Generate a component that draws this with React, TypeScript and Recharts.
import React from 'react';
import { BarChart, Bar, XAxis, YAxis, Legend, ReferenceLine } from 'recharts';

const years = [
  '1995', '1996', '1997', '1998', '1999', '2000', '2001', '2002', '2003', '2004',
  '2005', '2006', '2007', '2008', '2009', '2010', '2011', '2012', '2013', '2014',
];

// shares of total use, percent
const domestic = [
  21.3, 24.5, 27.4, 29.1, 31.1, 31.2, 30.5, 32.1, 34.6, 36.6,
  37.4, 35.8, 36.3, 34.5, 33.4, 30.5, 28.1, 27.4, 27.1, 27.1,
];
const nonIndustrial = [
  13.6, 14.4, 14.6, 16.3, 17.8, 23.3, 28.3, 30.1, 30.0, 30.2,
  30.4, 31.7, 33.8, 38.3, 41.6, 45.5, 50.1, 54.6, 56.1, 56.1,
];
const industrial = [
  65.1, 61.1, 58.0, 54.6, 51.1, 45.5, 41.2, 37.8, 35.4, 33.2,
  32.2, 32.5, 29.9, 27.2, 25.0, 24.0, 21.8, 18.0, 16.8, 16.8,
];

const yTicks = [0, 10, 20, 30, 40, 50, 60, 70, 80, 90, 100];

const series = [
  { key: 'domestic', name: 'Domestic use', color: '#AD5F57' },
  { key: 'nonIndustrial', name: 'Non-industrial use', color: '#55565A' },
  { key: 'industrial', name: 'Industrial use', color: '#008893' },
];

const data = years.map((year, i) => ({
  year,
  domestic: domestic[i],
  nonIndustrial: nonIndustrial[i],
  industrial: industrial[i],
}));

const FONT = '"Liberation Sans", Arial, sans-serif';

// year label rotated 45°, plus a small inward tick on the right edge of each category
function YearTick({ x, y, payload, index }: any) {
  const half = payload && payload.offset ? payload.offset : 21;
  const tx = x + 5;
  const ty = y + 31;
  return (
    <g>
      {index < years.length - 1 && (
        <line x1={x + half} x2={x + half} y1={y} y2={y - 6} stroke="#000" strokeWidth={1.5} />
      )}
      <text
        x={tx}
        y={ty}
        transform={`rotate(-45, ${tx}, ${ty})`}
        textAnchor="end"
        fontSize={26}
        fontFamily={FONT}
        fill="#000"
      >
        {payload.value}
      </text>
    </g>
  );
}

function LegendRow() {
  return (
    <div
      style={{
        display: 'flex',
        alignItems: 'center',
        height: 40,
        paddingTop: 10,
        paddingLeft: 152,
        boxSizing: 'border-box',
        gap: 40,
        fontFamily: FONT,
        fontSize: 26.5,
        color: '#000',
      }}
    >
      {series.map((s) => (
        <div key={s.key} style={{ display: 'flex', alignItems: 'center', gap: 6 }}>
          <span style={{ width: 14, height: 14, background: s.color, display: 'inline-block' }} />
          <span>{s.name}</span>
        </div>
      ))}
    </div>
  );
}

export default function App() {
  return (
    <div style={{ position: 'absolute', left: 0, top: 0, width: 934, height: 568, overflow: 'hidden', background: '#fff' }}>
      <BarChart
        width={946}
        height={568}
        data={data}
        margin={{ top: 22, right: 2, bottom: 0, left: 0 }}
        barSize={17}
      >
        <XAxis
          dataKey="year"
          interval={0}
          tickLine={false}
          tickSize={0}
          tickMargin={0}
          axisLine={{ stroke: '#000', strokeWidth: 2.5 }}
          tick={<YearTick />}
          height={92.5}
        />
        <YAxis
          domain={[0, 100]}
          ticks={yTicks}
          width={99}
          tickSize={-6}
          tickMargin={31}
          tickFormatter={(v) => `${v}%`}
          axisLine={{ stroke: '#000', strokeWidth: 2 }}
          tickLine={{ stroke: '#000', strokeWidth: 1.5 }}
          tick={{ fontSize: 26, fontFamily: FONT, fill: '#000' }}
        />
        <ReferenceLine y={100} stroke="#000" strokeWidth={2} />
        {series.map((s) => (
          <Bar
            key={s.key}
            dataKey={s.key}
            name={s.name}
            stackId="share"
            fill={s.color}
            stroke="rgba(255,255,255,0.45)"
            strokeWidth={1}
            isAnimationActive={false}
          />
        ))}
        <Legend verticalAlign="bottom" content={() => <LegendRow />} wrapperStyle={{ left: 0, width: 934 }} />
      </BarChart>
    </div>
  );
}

■ Instructions for the task: Write out the listing once more, matching it exactly.

■ Final answer:
Generate a component that draws this with React, TypeScript and Recharts.
import React from 'react';
import { BarChart, Bar, XAxis, YAxis, Legend, ReferenceLine } from 'recharts';

const years = [
  '1995', '1996', '1997', '1998', '1999', '2000', '2001', '2002', '2003', '2004',
  '2005', '2006', '2007', '2008', '2009', '2010', '2011', '2012', '2013', '2014',
];

// shares of total use, percent
const domestic = [
  21.3, 24.5, 27.4, 29.1, 31.1, 31.2, 30.5, 32.1, 34.6, 36.6,
  37.4, 35.8, 36.3, 34.5, 33.4, 30.5, 28.1, 27.4, 27.1, 27.1,
];
const nonIndustrial = [
  13.6, 14.4, 14.6, 16.3, 17.8, 23.3, 28.3, 30.1, 30.0, 30.2,
  30.4, 31.7, 33.8, 38.3, 41.6, 45.5, 50.1, 54.6, 56.1, 56.1,
];
const industrial = [
  65.1, 61.1, 58.0, 54.6, 51.1, 45.5, 41.2, 37.8, 35.4, 33.2,
  32.2, 32.5, 29.9, 27.2, 25.0, 24.0, 21.8, 18.0, 16.8, 16.8,
];

const yTicks = [0, 10, 20, 30, 40, 50, 60, 70, 80, 90, 100];

const series = [
  { key: 'domestic', name: 'Domestic use', color: '#AD5F57' },
  { key: 'nonIndustrial', name: 'Non-industrial use', color: '#55565A' },
  { key: 'industrial', name: 'Industrial use', color: '#008893' },
];

const data = years.map((year, i) => ({
  year,
  domestic: domestic[i],
  nonIndustrial: nonIndustrial[i],
  industrial: industrial[i],
}));

const FONT = '"Liberation Sans", Arial, sans-serif';

// year label rotated 45°, plus a small inward tick on the right edge of each category
function YearTick({ x, y, payload, index }: any) {
  const half = payload && payload.offset ? payload.offset : 21;
  const tx = x + 5;
  const ty = y + 31;
  return (
    <g>
      {index < years.length - 1 && (
        <line x1={x + half} x2={x + half} y1={y} y2={y - 6} stroke="#000" strokeWidth={1.5} />
      )}
      <text
        x={tx}
        y={ty}
        transform={`rotate(-45, ${tx}, ${ty})`}
        textAnchor="end"
        fontSize={26}
        fontFamily={FONT}
        fill="#000"
      >
        {payload.value}
      </text>
    </g>
  );
}

function LegendRow() {
  return (
    <div
      style={{
        display: 'flex',
        alignItems: 'center',
        height: 40,
        paddingTop: 10,
        paddingLeft: 152,
        boxSizing: 'border-box',
        gap: 40,
        fontFamily: FONT,
        fontSize: 26.5,
        color: '#000',
      }}
    >
      {series.map((s) => (
        <div key={s.key} style={{ display: 'flex', alignItems: 'center', gap: 6 }}>
          <span style={{ width: 14, height: 14, background: s.color, display: 'inline-block' }} />
          <span>{s.name}</span>
        </div>
      ))}
    </div>
  );
}

export default function App() {
  return (
    <div style={{ position: 'absolute', left: 0, top: 0, width: 934, height: 568, overflow: 'hidden', background: '#fff' }}>
      <BarChart
        width={946}
        height={568}
        data={data}
        margin={{ top: 22, right: 2, bottom: 0, left: 0 }}
        barSize={17}
      >
        <XAxis
          dataKey="year"
          interval={0}
          tickLine={false}
          tickSize={0}
          tickMargin={0}
          axisLine={{ stroke: '#000', strokeWidth: 2.5 }}
          tick={<YearTick />}
          height={92.5}
        />
        <YAxis
          domain={[0, 100]}
          ticks={yTicks}
          width={99}
          tickSize={-6}
          tickMargin={31}
          tickFormatter={(v) => `${v}%`}
          axisLine={{ stroke: '#000', strokeWidth: 2 }}
          tickLine={{ stroke: '#000', strokeWidth: 1.5 }}
          tick={{ fontSize: 26, fontFamily: FONT, fill: '#000' }}
        />
        <ReferenceLine y={100} stroke="#000" strokeWidth={2} />
        {series.map((s) => (
          <Bar
            key={s.key}
            dataKey={s.key}
            name={s.name}
            stackId="share"
            fill={s.color}
            stroke="rgba(255,255,255,0.45)"
            strokeWidth={1}
            isAnimationActive={false}
          />
        ))}
        <Legend verticalAlign="bottom" content={() => <LegendRow />} wrapperStyle={{ left: 0, width: 934 }} />
      </BarChart>
    </div>
  );
}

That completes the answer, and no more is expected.